If you aren’t a developer or you’re unfamiliar with the software industry, those three terms may confuse you. Sometimes even specialists have hard times to distinguish libraries from frameworks. And the line becomes even more when you’re stepping into such terra incognita as Machine Learning. Nevertheless, there are some concepts that will help you distinguish one from another.
A software library is a premade set of functions and models that you can call through your own programs. So instead of reinventing the wheel, you can just integrate a library that already hosts one.
Libraries are typically created by high-qualified software teams. However, several machine learning libraries, like Scikit-learn, were created by individuals, pioneering specialists. In particular, this happens due to the young age of the industry. MA has plenty of great libraries available, several of which were created by key specialists in the field.
Popular libraries are regularly maintained by those specialists and community, which ensures that your program will stay up to date while using them. The most used libraries are continuously upgraded and enhanced by core contributors, that ensures the integrity of the code.
On the other hand, frameworks are much more complex and abstract organisms. Opposed to the libraries that are integrated into your program, frameworks provide a standardized environment to build and deploy applications. Your app can be built on top of a particular framework. The framework serves as an abstraction that provides tons of generic functionality. You can selectively change how those functions behave by adding additional code-lines.
The software platform is a software environment where libraries, frameworks, and computing programs are executed. It can be a browser or an Operating System. Software platforms can put some limitation on the program or can be not compatible with a particular app, as it happens in case of Android and iOS platforms. Meanwhile, the industry leaders in Machine Learning are trying to make their product compatible with as many libraries as possible, as they try to take a larger share of the market and become MA development platform #1.
Most Popular Machine Learning Libraries
GitHub commits and contributors to different ML tools
Have you ever tried to code your own Machine Learning algorithm or a Deep Network? If yes, you might already use one of the libraries listed below. Their purpose is to simplify the development process. Several of them are more specialized, suitable for particular fields or tasks, others are highly-customizable, like TensorFlow, that can be used in any given field.
If you’re building a commercial app that requires the use of a machine learning algorithm, your best bet is to use commercial grade libs like TensorFlow, Torch, and Caffe.
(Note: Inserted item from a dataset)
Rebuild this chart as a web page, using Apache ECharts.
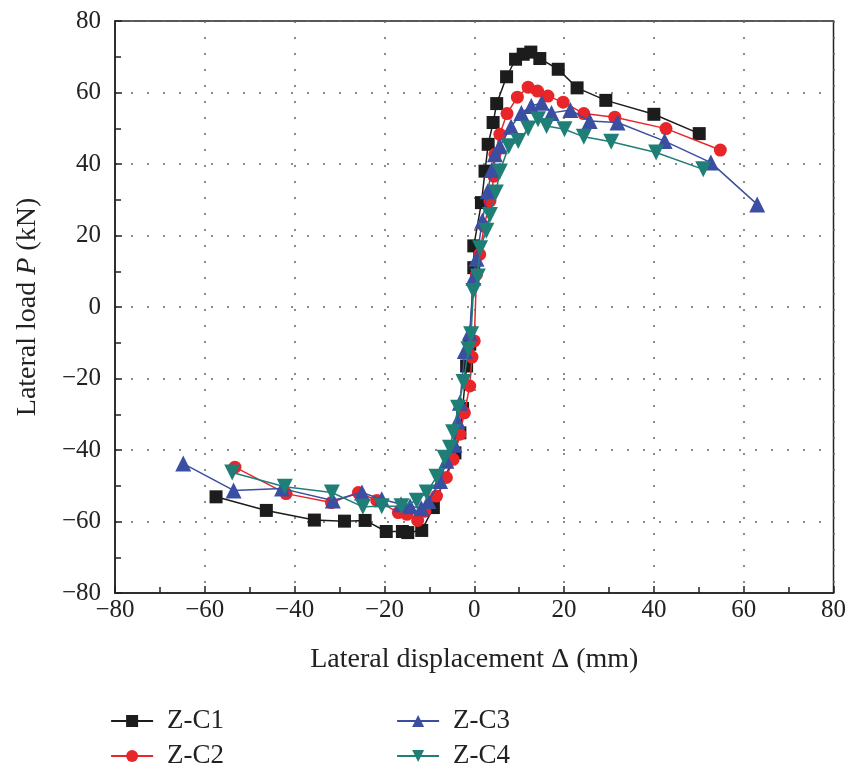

Google’s TensorFlow library is perhaps the most advanced and the easiest accessible libraries nowadays. It is open-source, supported by a vast highly-professional community of engineers. What’s more important TensorFlow is actually used by Google itself, it is developed as part of Google Brain project and already successfully used to train neural networks that operate in various Google’s services.
In essence, this library is designed to improve the palatability of machine learning so that research models could be more easily applied to commercial-grade applications. Even though TensorFlow was designed to support neural networks, it can support any domain where computation can be modeled as a data flow graph.
Much like Theano, it is based on the concept of a computational graph. In a computational graph, nodes represent either persistent data or math operation, and edges represent the flow of data between nodes. The data that flows through these edges is a multi-dimensional array, known as a tensor. That where the library’s name comes from.
As for an open-source library, it has impressively informative and comprehensive documentation, in addition to the active topic on StackOverflow. Plus the community is developing more language interfaces to connect new libraries.
If you need a library for machine vision or a forecasting application, then Caffe be a good choice. This library lets you build your own deep nets with the sophisticated set of layer configuration options. You can even access premade nets that were uploaded to a community website.
Caffe was originally designed for machine vision tasks, so it’s well-suited for convolutional nets. However, recent versions of the library provide support for speed and text, reinforcement learning, and recurrent nets for sequence processing.
Since the library is written in C++ with CUDA, it can easily switch between a CPU and a GPU as needed. Matlab and Python interfaces are also available for Caffe.
The library allows the creation of machine learning nets with different types of layers. Such as vision layer, a loss layer, an activation layer. Such multi-layer approach allows you to develop extremely complex nets for your applications.
Need a commercial-quality deep learning library with plenty of extensions and the support, then you should take a look at Torch. It was developed by a group of specialists from Google, Facebook, and Twitter.
It was grown from a library for LuaJIT, a popular implementation of the Lua programming language. As a result, it provides a powerful vectorized implementation of the math behind Deep Learning algorithms. In addition, there are many libs that extend the functionality of Torch for various applications.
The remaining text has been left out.